The party in question is the Hong Kong National Party, which was formed in March with a goal of independence for Hong Kong.
The party’s application to get itself registered as a company has been rejected by the Hong Kong government.
Beijing has warned that any political party that advocates Hong Kong independence would be seen as a direct challenge to China’s rights over Hong Kong, and also in contravention of the “one country, two systems” regime.
Yuen said authorities will determine through investigations if the Hong Kong National Party has violated the Companies Ordinance, the Societies Ordinance, and the Crimes Ordinance, among other laws, the Hong Kong Economic Journal reported.

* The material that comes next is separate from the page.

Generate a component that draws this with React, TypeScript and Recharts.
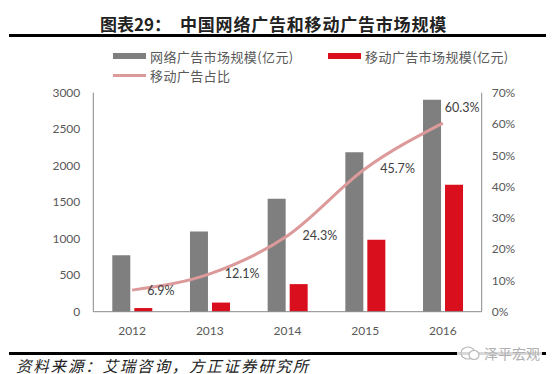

Security Secretary Lai Tung-kwok also said Sunday that the law is clearly laid out and that the police will act according to rules to counter those who advocate independence.
Lai did not elaborate, nor did he specify what kind of their actions would constitute violence of the law.
Johannes Chan, former law dean of the University of Hong Kong, said there is no clause in any existing law of the city that says that advocating independence is a criminal offense.
Any attempt to revise the law to incriminate independence advocates will not only constitute breach of the Bill of Rights, it will also be against Hong Kong’s core values, he said.
Wondering if Yuen was responding to pressure from Beijing, HKU principal law lecturer Eric Cheung stressed that clauses regarding the crime of sedition stipulated in the Crimes Ordinance are outdated, and are contrary to the Basic Law and Bill of Rights — both of which seek to protect freedom of speech.
Hong Kong National Party, meanwhile, said in a statement Sunday that it will be happy if authorities slap a sedition charge, as it will provide an opportunity to the group that the clauses of the Crimes Ordinance in this regard are unconstitutional.
Claiming that it is totally qualified to be registered as a company, the party said the Companies Registry’s rejection of its application is solid proof that the government is acting against rules related to freedom of doing business in the city.